Create a custom sensor based on airflow metadatabase? Is it a good practice?

I’m developing a data pipeline that contains two DAGs, one for each filetype. Theses DAGs are triggered via API call. There is a cloud function that controles a batch_id (stored in an cloud SQL). Each batch can contains the two files (filetype_1 and filetype_2). There is a main DAG where the API call is made to. This main DAG trigger the DAG 1 or DAG 2 (or both) based on the filetype information that is passed via Conf in the API call. In the case that the batch contains both filetypes, one API call is made for each filetype (one dag_run per filetype). At some point, I will need to check if the DAG for filetype_2 was triggered before continuing the DAG for filetype_2. But considering that are two different dag_run_ids, I was wondering if is it a good practice to modify the dag_run_id pattern, and then create a SQL sensor for airflow metadatabase to check if a dag_run_id was created for DAG filetype_2 and wait for succes in case if it exists.
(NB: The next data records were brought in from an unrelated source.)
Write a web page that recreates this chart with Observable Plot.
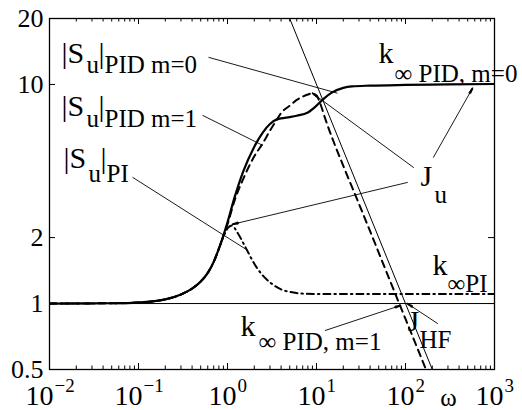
<!DOCTYPE html>
<html><head><meta charset="utf-8">
<script src="https://cdn.jsdelivr.net/npm/d3@7"></script>
<script src="https://cdn.jsdelivr.net/npm/@observablehq/plot@0.6"></script>
<style>body{margin:0;background:#fff}</style>
</head><body><div id="chart"></div>
<script>
// ---- data ----
const omegaSolid = [0.01,0.05,0.1,0.15,0.2,0.3,0.4,0.5,0.6,0.7,0.8,0.9,1.0,1.2,1.5,2.0,2.5,3.0,3.5,4,5,6,8,10,12,15,20,25,40,100,300,1000];
const suPIDm0 = [1.0,1.003,1.01,1.025,1.045,1.1,1.17,1.26,1.38,1.55,1.78,2.05,2.35,3.05,4.0,5.2,6.05,6.6,6.9,7.0,7.1,7.2,7.45,8.0,8.6,9.2,9.65,9.8,9.88,9.95,10.0,10.05];

const omegaM1 = [0.01,0.05,0.1,0.15,0.2,0.3,0.4,0.5,0.6,0.7,0.8,0.9,1.0,1.2,1.5,2.0,2.5,3.0,3.5,4,5,6,7,8,8.9,10,11,12.5,15,20,30,45,65,85,120,170,185];
const suPIDm1 = [1.0,1.003,1.01,1.025,1.045,1.1,1.17,1.26,1.38,1.55,1.78,2.03,2.3,2.95,3.7,4.7,5.4,6.15,6.8,7.4,8.0,8.5,8.8,9.0,9.1,8.9,8.2,7.0,5.7,4.25,2.85,1.9,1.31,1.0,0.71,0.5,0.46];

const omegaPI = [0.01,0.05,0.1,0.15,0.2,0.3,0.4,0.5,0.6,0.7,0.8,0.9,1.0,1.12,1.3,1.6,2.0,2.5,3.0,4.0,5.0,7.0,10,100,1000];
const suPI = [1.0,1.003,1.01,1.025,1.045,1.1,1.17,1.26,1.38,1.55,1.78,2.02,2.2,2.27,2.1,1.8,1.52,1.34,1.25,1.16,1.13,1.11,1.105,1.105,1.105];

const omegaHF = [5, 200];
const jHF = [20, 0.5];

const unity = [1];

const xMajor = [0.01, 0.1, 1, 10, 100, 1000];
const xExpNeg = [0.01, 0.1];
const xExpPos = [1, 10, 100, 1000];
const xMinor = [0.01,0.1,1,10,100].flatMap(d => [2,3,4,5,6,7,8,9].map(k => k*d));
const yTicks = [0.5, 1, 2, 10, 20];

// annotations [text, omega, value]
const mainLabels = [
  ["|S", 0.01364, 12.50], ["|", 0.03553, 12.50],
  ["|S", 0.01364, 7.155], ["|", 0.03553, 7.155],
  ["|S", 0.01437, 4.141], ["|", 0.03741, 4.141],
  ["k", 49.74, 12.50],
  ["J", 147.4, 3.428],
  ["k", 201.1, 1.344],
  ["k", 1.400, 0.7146],
  ["J", 105.3, 0.7456]
];
const subLabels = [
  ["u", 0.02604, 11.25], ["PID m=0", 0.04150, 11.25],
  ["u", 0.02604, 6.376], ["PID m=1", 0.04150, 6.376],
  ["u", 0.02742, 3.574], ["PI", 0.04370, 3.574],
  ["\u221E PID, m=0", 75.2, 10.23],
  ["u", 211.8, 2.867],
  ["\u221EPI", 296.4, 1.124],
  ["\u221E PID, m=1", 2.230, 0.6107],
  ["HF", 143.7, 0.6236]
];
// leader lines [x1,y1,x2,y2]
const leaders = [
  [0.612, 13.3, 17.2, 9.12],
  [0.524, 7.23, 2.47, 5.28],
  [0.0857, 3.77, 1.68, 1.75]
];
// arrows [x1,y1,x2,y2]
const arrows = [
  [123, 4.18, 9.02, 9.12],
  [206, 4.65, 566, 9.61],
  [105, 3.57, 1.14, 2.30],
  [12.6, 0.754, 87.9, 0.98],
  [229, 0.811, 105, 1.0]
];

const FONT = "Liberation Serif";
const W = 522, H = 410, ML = 49, MR = 28, MT = 18, MB = 41;
const FW = W - ML - MR, FH = H - MT - MB;
const xDom = [0.01, 1000], yDom = [0.5, 20];
const kx = FW / Math.log10(xDom[1] / xDom[0]);
const ky = FH / Math.log10(yDom[1] / yDom[0]);
// short segments near each arrow tip, drawn thicker so the heads look solid
const heads = arrows.map(([x1, y1, x2, y2]) => {
  const lx = Math.log10(x2 / x1), ly = Math.log10(y2 / y1);
  const L = Math.hypot(lx * kx, ly * ky);
  const t = 1 - 6 / L;
  return [x1 * Math.pow(10, lx * t), y1 * Math.pow(10, ly * t), x2, y2];
});
const expText = d => String(Math.round(Math.log10(d))).replace("-", "\u2212");

const chart = Plot.plot({
  width: W, height: H,
  marginLeft: ML, marginRight: MR, marginTop: MT, marginBottom: MB,
  x: {type: "log", domain: xDom, axis: null},
  y: {type: "log", domain: yDom, axis: null},
  style: {background: "white", overflow: "visible"},
  marks: [
    Plot.ruleY(unity, {stroke: "black", strokeWidth: 1}),
    Plot.line(omegaHF, {x: omegaHF, y: jHF, stroke: "black", strokeWidth: 1, clip: true}),
    Plot.line(omegaPI, {x: omegaPI, y: suPI, stroke: "black", strokeWidth: 2, strokeDasharray: "7,4,1.5,4", curve: "monotone-x", clip: true}),
    Plot.line(omegaM1, {x: omegaM1, y: suPIDm1, stroke: "black", strokeWidth: 2, strokeDasharray: "7,5", curve: "monotone-x", clip: true}),
    Plot.line(omegaSolid, {x: omegaSolid, y: suPIDm0, stroke: "black", strokeWidth: 2.2, curve: "monotone-x", clip: true}),
    Plot.link(leaders, {x1: d => d[0], y1: d => d[1], x2: d => d[2], y2: d => d[3], stroke: "black", strokeWidth: 0.9}),
    Plot.arrow(arrows, {x1: d => d[0], y1: d => d[1], x2: d => d[2], y2: d => d[3], stroke: "black", strokeWidth: 0.9, headLength: 9, headAngle: 24}),
    Plot.arrow(heads, {x1: d => d[0], y1: d => d[1], x2: d => d[2], y2: d => d[3], stroke: "black", strokeWidth: 1.6, headLength: 8, headAngle: 18}),
    // ticks
    Plot.tickX(xMajor, {x: d => d, insetTop: FH - 6, stroke: "black"}),
    Plot.tickX(xMajor, {x: d => d, insetBottom: FH - 6, stroke: "black"}),
    Plot.tickX(xMinor, {x: d => d, insetTop: FH - 3.5, stroke: "black"}),
    Plot.tickX(xMinor, {x: d => d, insetBottom: FH - 3.5, stroke: "black"}),
    Plot.tickY(yTicks, {y: d => d, insetRight: FW - 6, stroke: "black"}),
    Plot.tickY(yTicks, {y: d => d, insetLeft: FW - 6, stroke: "black"}),
    Plot.frame({stroke: "black", strokeWidth: 1.3}),
    // tick labels
    Plot.text(yTicks, {y: d => d, frameAnchor: "left", text: d => String(d), textAnchor: "end", dx: -6, fontSize: 26, fontFamily: FONT, fill: "black"}),
    Plot.text(xExpNeg, {x: d => d, frameAnchor: "bottom", text: () => "10", textAnchor: "end", lineAnchor: "bottom", dx: 4, dy: 35, fontSize: 28, fontFamily: FONT, fill: "black"}),
    Plot.text(xExpNeg, {x: d => d, frameAnchor: "bottom", text: expText, textAnchor: "start", lineAnchor: "bottom", dx: 5, dy: 22, fontSize: 19, fontFamily: FONT, fill: "black"}),
    Plot.text(xExpPos, {x: d => d, frameAnchor: "bottom", text: () => "10", textAnchor: "end", lineAnchor: "bottom", dx: 9, dy: 35, fontSize: 28, fontFamily: FONT, fill: "black"}),
    Plot.text(xExpPos, {x: d => d, frameAnchor: "bottom", text: expText, textAnchor: "start", lineAnchor: "bottom", dx: 10, dy: 22, fontSize: 19, fontFamily: FONT, fill: "black"}),
    Plot.text(["\u03C9"], {frameAnchor: "bottom-right", text: d => d, textAnchor: "middle", lineAnchor: "bottom", dx: -46, dy: 36, fontSize: 25, fontFamily: FONT, fill: "black"}),
    // annotations
    Plot.text(mainLabels, {x: d => d[1], y: d => d[2], text: d => d[0], textAnchor: "start", lineAnchor: "bottom", fontSize: 30, fontFamily: FONT, fill: "black"}),
    Plot.text(subLabels, {x: d => d[1], y: d => d[2], text: d => d[0], textAnchor: "start", lineAnchor: "bottom", fontSize: 25, fontFamily: FONT, fill: "black"})
  ]
});
document.getElementById("chart").append(chart);
</script></body></html>
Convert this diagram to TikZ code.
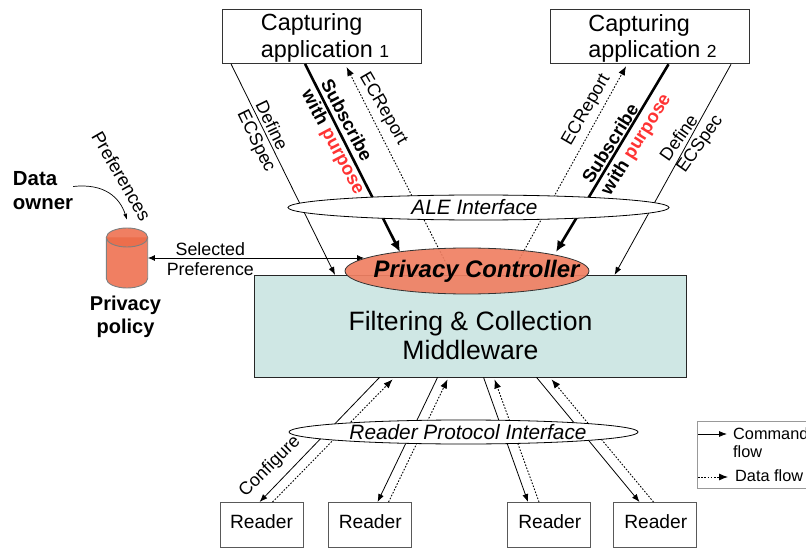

For illustrate this scenario, image that the batch_id would be

  • batch_id: tenant1_20221120123323
  • The default dag_run_id: manual__2022-11-19T00:00:00+00:00
  • The new dag_run_id: manual__tenant1_20221120123323_filetype2__2022-11-19T00:00:00+00:00, manual__tenant1_20221120123323_filetype1__2022-11-19T00:00:00+00:00

Then I could check in airflow metadatabase if a dag_run_id containing batch_id (tenant1_20221120123323) and filetype_2 was created to identify if filetype_2 was present in batch. In true case, then DAG_1 waits for dag_run_id for filetype_2 succeed.

I would say modifying the metadatabase or the identifiers is not good practice, but I’m sure there’s some way to accomplish what you need.

So, is it the main DAG that needs to wait for the others to complete or a separate DAG? If it is the main DAG you have all the identifiers you need from the API call to just query the API and wait until the DAG it triggered is complete.

Hi Tgoad!
Thanks for answering.
I ended up modifying the main DAG mechanism. In fact, instead to make one API call for each file_type, now I make just one API call with a payload that contains the list of job_types. In this case, there is one branchPythonOperator task that is responsible for identify the existing job types and trigger the respective tasks (TriggerDagRunOperator).